Grace à cette rubrique, vous pourrez me suivre, au grès des saisons et
de mon inspiration, dans la vie passée et présente de notre village. Souvenirs,
récits, anecdotes, recettes de cuisine… Quelques lignes pour vous faire partager
notre vie en Provence.
Par Marie-Françoise Vidal
"Planter le décor"
N'est-ce pas bien présomptueux de choisir ce titre pour la petite série de chroniques que je me suis promis d'écrire de mon village provençal?Cet en-tête évoque à coup sûr pour les connaisseurs les fameuses "Lettres de Mon Moulin" d'Alphonse DAUDET. Il avait écrit des pages délicieuses pour ses amis parisiens en s'installant dans un authentique moulin provençal près des Baux de Provence.
Plus modestement, bien sûr, je voudrais faire partager ce que
j'observe depuis ma petite terrasse.
C'est une terrasse de
maison de village qui n'a rien d'une terrasse classique donnant sur un
jardin. Non! C'est juste un petit poste d'observation niché entre les
maisons étagées sous la ruine de notre château médiéval. Je m'y installe
à la bonne saison, d'avril à septembre et à condition que le mistral
tempétueux ne souffle pas.
Ma terrasse d'à peine 10 mètres carrés s'ouvre sur un paysage qui m'enchante. Au premier plan se superposent les vieux toits inégaux des maisons que l'on domine. Puis la vue déborde sur ce mouvement montant des collines couvertes de parcelles de vignes. Enfin, en arrière plan, se dessine la longue ligne musicale des deux courbes asymétriques du Mont Ventoux. Ces trois bandes visuelles ont chacune leur propre graphisme et couleur. Celle des toitures est comme un tapis inégal de vieilles tuiles d'argile claire rehaussé de quelques cheminées. Celle des vignes offre les lignes géométriques des rangées parallèles du vignoble suivant les courbes du terrain. C'est un effet de faux damier tantôt austère et épuré l'hiver, tantôt vert l'été puis qui s'enflamme de rouge en automne. La dernière bande des reliefs lointains se colore toujours d'une note bleue ou mauve. Les écailles minérales des dentelles de Montmirail puis le sommet toujours blanc de notre "Géant de Provence" ajoutent une lumière à l'ensemble.
Face à ce paysage je suis face à l'Est; c'est donc l'occasion d'assister aux levers de soleil et aussi de pleine lune. Le spectacle se décale de gauche à droite puis dans l'autre sens à chaque solstice me permettant d'assister au ballet des saisons.
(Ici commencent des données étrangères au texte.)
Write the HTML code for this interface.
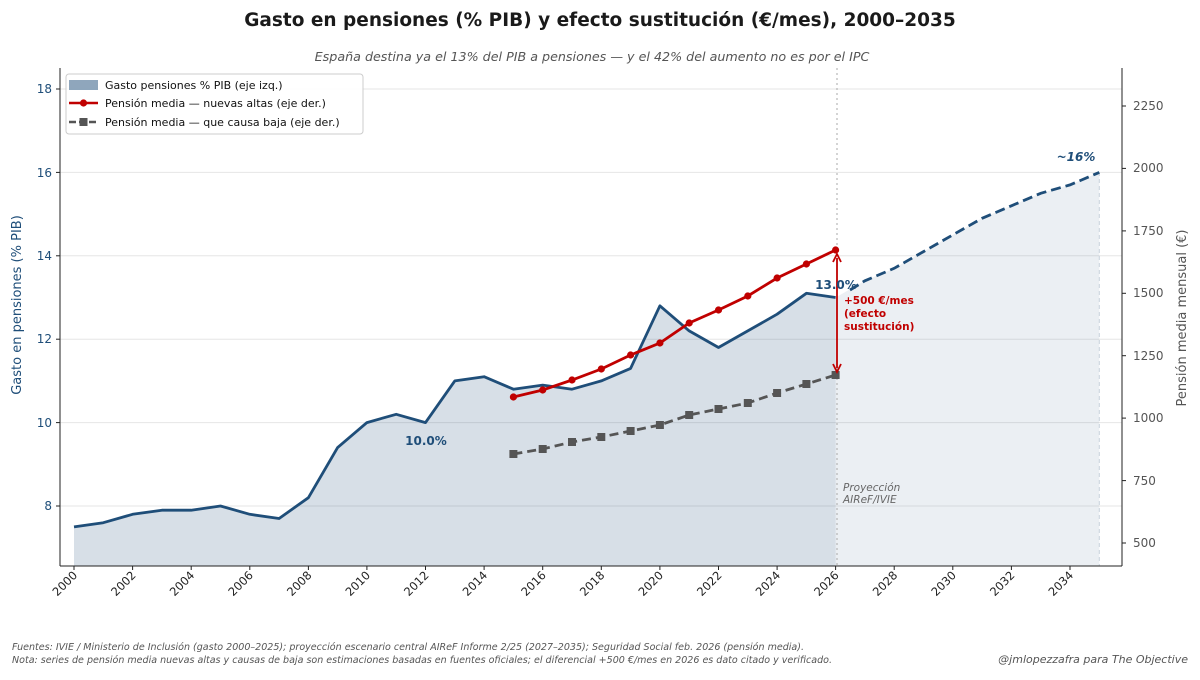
<!DOCTYPE html>
<html><head><meta charset="utf-8"><style>
body{margin:0;background:#fff;}
svg text{font-family:"DejaVu Sans","Liberation Sans",sans-serif;}
</style></head><body>
<svg width="1200" height="675" viewBox="0 0 1200 675" xmlns="http://www.w3.org/2000/svg">
<text x="600" y="26" text-anchor="middle" font-size="18.5" font-weight="bold" fill="#1a1a1a">Gasto en pensiones (% PIB) y efecto sustitución (€/mes), 2000–2035</text>
<text x="592" y="61" text-anchor="middle" font-size="12.7" font-style="italic" fill="#555">España destina ya el 13% del PIB a pensiones — y el 42% del aumento no es por el IPC</text>
<g stroke="#e6e6e6" stroke-width="1">
<line x1="60" x2="1122" y1="506" y2="506"/><line x1="60" x2="1122" y1="422.6" y2="422.6"/>
<line x1="60" x2="1122" y1="339.2" y2="339.2"/><line x1="60" x2="1122" y1="255.8" y2="255.8"/>
<line x1="60" x2="1122" y1="172.4" y2="172.4"/><line x1="60" x2="1122" y1="89" y2="89"/>
</g>
<polygon fill="#1f4e79" fill-opacity="0.18" points="74,566 74,526.9 103.3,522.7 132.6,514.3 161.9,510.2 191.2,510.2 220.5,506 249.8,514.3 279.1,518.5 308.4,497.7 337.6,447.6 366.9,422.6 396.2,414.3 425.5,422.6 454.8,380.9 484.1,376.7 513.4,389.2 542.7,385.1 572,389.2 601.3,380.9 630.6,368.4 659.9,305.8 689.2,330.9 718.5,347.5 747.8,330.9 777.1,314.2 806.4,293.3 835.6,297.5 835.6,566"/>
<polygon fill="#1f4e79" fill-opacity="0.09" points="835.6,566 835.6,297.5 864.9,280.8 894.2,268.3 923.5,251.6 952.8,234.9 982.1,218.3 1011.4,205.8 1040.7,193.3 1070,184.9 1099.3,172.4 1099.3,566"/>
<line x1="1099.3" x2="1099.3" y1="172" y2="566" stroke="#c8d2dc" stroke-dasharray="4,3"/>
<line x1="837" x2="837" y1="68" y2="566" stroke="#aaa" stroke-dasharray="2,3"/>
<polyline fill="none" stroke="#1f4e79" stroke-width="2.8" stroke-linejoin="round" points="74,526.9 103.3,522.7 132.6,514.3 161.9,510.2 191.2,510.2 220.5,506 249.8,514.3 279.1,518.5 308.4,497.7 337.6,447.6 366.9,422.6 396.2,414.3 425.5,422.6 454.8,380.9 484.1,376.7 513.4,389.2 542.7,385.1 572,389.2 601.3,380.9 630.6,368.4 659.9,305.8 689.2,330.9 718.5,347.5 747.8,330.9 777.1,314.2 806.4,293.3 835.6,297.5"/>
<polyline fill="none" stroke="#1f4e79" stroke-width="2.8" stroke-dasharray="10,5" points="850,290 864.9,280.8 894.2,268.3 923.5,251.6 952.8,234.9 982.1,218.3 1011.4,205.8 1040.7,193.3 1070,184.9 1099.3,172.4"/>
<polyline fill="none" stroke="#555" stroke-width="2.8" stroke-dasharray="9,5" points="513.4,454 542.7,449 572,442 601.3,437 630.6,431 659.9,425 689.2,415 718.5,409 747.8,403 777.1,393 806.4,384 835.6,375"/>
<g fill="#555">
<rect x="509.4" y="450" width="8" height="8"/><rect x="538.7" y="445" width="8" height="8"/><rect x="568" y="438" width="8" height="8"/><rect x="597.3" y="433" width="8" height="8"/><rect x="626.6" y="427" width="8" height="8"/><rect x="655.9" y="421" width="8" height="8"/><rect x="685.2" y="411" width="8" height="8"/><rect x="714.5" y="405" width="8" height="8"/><rect x="743.8" y="399" width="8" height="8"/><rect x="773.1" y="389" width="8" height="8"/><rect x="802.4" y="380" width="8" height="8"/><rect x="831.6" y="371" width="8" height="8"/>
</g>
<polyline fill="none" stroke="#c00000" stroke-width="2.8" points="513.4,397 542.7,390 572,380 601.3,369 630.6,355 659.9,343 689.2,323 718.5,310 747.8,296 777.1,278 806.4,264 835.6,250"/>
<g fill="#c00000">
<circle cx="513.4" cy="397" r="3.6"/><circle cx="542.7" cy="390" r="3.6"/><circle cx="572" cy="380" r="3.6"/><circle cx="601.3" cy="369" r="3.6"/><circle cx="630.6" cy="355" r="3.6"/><circle cx="659.9" cy="343" r="3.6"/><circle cx="689.2" cy="323" r="3.6"/><circle cx="718.5" cy="310" r="3.6"/><circle cx="747.8" cy="296" r="3.6"/><circle cx="777.1" cy="278" r="3.6"/><circle cx="806.4" cy="264" r="3.6"/><circle cx="835.6" cy="250" r="3.6"/>
</g>
<line x1="837" x2="837" y1="258" y2="368" stroke="#c00000" stroke-width="1.8"/>
<path d="M833,262 L837,254 L841,262" fill="none" stroke="#c00000" stroke-width="1.8"/>
<path d="M833,364 L837,372 L841,364" fill="none" stroke="#c00000" stroke-width="1.8"/>
<text x="844" y="304" font-size="10.5" font-weight="bold" fill="#c00000">+500 €/mes</text>
<text x="844" y="317" font-size="10.5" font-weight="bold" fill="#c00000">(efecto</text>
<text x="844" y="330" font-size="10.5" font-weight="bold" fill="#c00000">sustitución)</text>
<text x="836" y="289" text-anchor="middle" font-size="12" font-weight="bold" fill="#1f4e79">13.0%</text>
<text x="426" y="445" text-anchor="middle" font-size="12" font-weight="bold" fill="#1f4e79">10.0%</text>
<text x="1076" y="161" text-anchor="middle" font-size="12" font-weight="bold" font-style="italic" fill="#1f4e79">~16%</text>
<text x="843" y="491" font-size="10.5" font-style="italic" fill="#666">Proyección</text>
<text x="843" y="503" font-size="10.5" font-style="italic" fill="#666">AIReF/IVIE</text>
<g stroke="#222" stroke-width="1">
<line x1="60" x2="60" y1="68" y2="566"/><line x1="60" x2="1122" y1="566" y2="566"/><line x1="1122" x2="1122" y1="68" y2="566"/>
</g>
<g font-size="12" fill="#1f4e79" text-anchor="end">
<text x="52" y="510">8</text><text x="52" y="427">10</text><text x="52" y="343">12</text><text x="52" y="260">14</text><text x="52" y="177">16</text><text x="52" y="93">18</text>
</g>
<g stroke="#222"><line x1="56" x2="60" y1="506" y2="506"/><line x1="56" x2="60" y1="422.6" y2="422.6"/><line x1="56" x2="60" y1="339.2" y2="339.2"/><line x1="56" x2="60" y1="255.8" y2="255.8"/><line x1="56" x2="60" y1="172.4" y2="172.4"/><line x1="56" x2="60" y1="89" y2="89"/>
<line x1="1122" x2="1126" y1="543" y2="543"/><line x1="1122" x2="1126" y1="480.6" y2="480.6"/><line x1="1122" x2="1126" y1="418.1" y2="418.1"/><line x1="1122" x2="1126" y1="355.7" y2="355.7"/><line x1="1122" x2="1126" y1="293.3" y2="293.3"/><line x1="1122" x2="1126" y1="230.9" y2="230.9"/><line x1="1122" x2="1126" y1="168.4" y2="168.4"/><line x1="1122" x2="1126" y1="106" y2="106"/></g>
<g font-size="12" fill="#555">
<text x="1133" y="547">500</text><text x="1133" y="485">750</text><text x="1133" y="422">1000</text><text x="1133" y="360">1250</text><text x="1133" y="297">1500</text><text x="1133" y="235">1750</text><text x="1133" y="172">2000</text><text x="1133" y="110">2250</text>
</g>
<text transform="translate(21,305) rotate(-90)" text-anchor="middle" font-size="13" fill="#1f4e79">Gasto en pensiones (% PIB)</text>
<text transform="translate(1186,318) rotate(-90)" text-anchor="middle" font-size="13" fill="#555">Pensión media mensual (€)</text>
<g stroke="#222">
<line x1="74" x2="74" y1="566" y2="570"/><line x1="132.6" x2="132.6" y1="566" y2="570"/><line x1="191.2" x2="191.2" y1="566" y2="570"/><line x1="249.8" x2="249.8" y1="566" y2="570"/><line x1="308.4" x2="308.4" y1="566" y2="570"/><line x1="366.9" x2="366.9" y1="566" y2="570"/><line x1="425.5" x2="425.5" y1="566" y2="570"/><line x1="484.1" x2="484.1" y1="566" y2="570"/><line x1="542.7" x2="542.7" y1="566" y2="570"/><line x1="601.3" x2="601.3" y1="566" y2="570"/><line x1="659.9" x2="659.9" y1="566" y2="570"/><line x1="718.5" x2="718.5" y1="566" y2="570"/><line x1="777.1" x2="777.1" y1="566" y2="570"/><line x1="835.6" x2="835.6" y1="566" y2="570"/><line x1="894.2" x2="894.2" y1="566" y2="570"/><line x1="952.8" x2="952.8" y1="566" y2="570"/><line x1="1011.4" x2="1011.4" y1="566" y2="570"/><line x1="1070" x2="1070" y1="566" y2="570"/>
</g>
<g font-size="11.5" fill="#222" text-anchor="end">
<text transform="translate(78,576) rotate(-45)">2000</text><text transform="translate(136.6,576) rotate(-45)">2002</text><text transform="translate(195.2,576) rotate(-45)">2004</text><text transform="translate(253.8,576) rotate(-45)">2006</text><text transform="translate(312.4,576) rotate(-45)">2008</text><text transform="translate(370.9,576) rotate(-45)">2010</text><text transform="translate(429.5,576) rotate(-45)">2012</text><text transform="translate(488.1,576) rotate(-45)">2014</text><text transform="translate(546.7,576) rotate(-45)">2016</text><text transform="translate(605.3,576) rotate(-45)">2018</text><text transform="translate(663.9,576) rotate(-45)">2020</text><text transform="translate(722.5,576) rotate(-45)">2022</text><text transform="translate(781.1,576) rotate(-45)">2024</text><text transform="translate(839.6,576) rotate(-45)">2026</text><text transform="translate(898.2,576) rotate(-45)">2028</text><text transform="translate(956.8,576) rotate(-45)">2030</text><text transform="translate(1015.4,576) rotate(-45)">2032</text><text transform="translate(1074,576) rotate(-45)">2034</text>
</g>
<rect x="66" y="74" width="297" height="60" rx="3" fill="#fff" fill-opacity="0.9" stroke="#ccc"/>
<rect x="69" y="80" width="29" height="10" fill="#1f4e79" fill-opacity="0.5"/>
<text x="105" y="89" font-size="11" fill="#111">Gasto pensiones % PIB (eje izq.)</text>
<line x1="69" x2="98" y1="103" y2="103" stroke="#c00000" stroke-width="2.6"/><circle cx="83.5" cy="103" r="3.6" fill="#c00000"/>
<text x="105" y="107" font-size="11" fill="#111">Pensión media — nuevas altas (eje der.)</text>
<line x1="69" x2="98" y1="122" y2="122" stroke="#555" stroke-width="2.6" stroke-dasharray="7,3"/><rect x="79.5" y="118" width="8" height="8" fill="#555"/>
<text x="105" y="126" font-size="11" fill="#111">Pensión media — que causa baja (eje der.)</text>
<text x="12" y="650" font-size="9.5" font-style="italic" fill="#555" textLength="792" lengthAdjust="spacingAndGlyphs">Fuentes: IVIE / Ministerio de Inclusión (gasto 2000–2025); proyección escenario central AIReF Informe 2/25 (2027–2035); Seguridad Social feb. 2026 (pensión media).</text>
<text x="12" y="663" font-size="9.5" font-style="italic" fill="#555" textLength="820" lengthAdjust="spacingAndGlyphs">Nota: series de pensión media nuevas altas y causas de baja son estimaciones basadas en fuentes oficiales; el diferencial +500 €/mes en 2026 es dato citado y verificado.</text>
<text x="1188" y="663" text-anchor="end" font-size="11" font-style="italic" fill="#555">@jmlopezzafra para The Objective</text>
</svg>
</body></html>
De ma terrasse, donc, je surplombe mon quartier. C'est une partie ancienne (dans notre maison une poutre est gravée 1311...) et modeste du village. Les habitants sont pour la plupart issus de vieilles familles de petits propriétaires; les nouveaux venus sont des travailleurs agricoles et depuis peu s'installent de jeunes couples fuyant la ville.
La population de ce quartier change donc inexorablement avec le départ des "anciens". Je n'entends presque plus le patois qui est la langue provençale teintée de particularisme local.
La vie du village suit l'évolution générale des mœurs et des habitudes de vie: chacun son travail, ses horaires, sa voiture, son sport, son loisir... ce qui change la convivialité -- Restent bien sûrs de bons moments de communauté villageoise mais rien qui puisse égaler ce que j'ai connu en 1968.
De mon perchoir les pierres me parlent car elles gardent les souvenirs. Contemplant mon village je le revois comme il était avec ses lenteurs, sa sécurité, le sentiment de faire corps avec lui et d'être dans une grande famille.
Voilà donc, le décor est planté. Je vous donne rendez-vous pour partager ces souvenirs, de petites anecdotes ou d'autres petits récits de la vie d'aujourd'hui.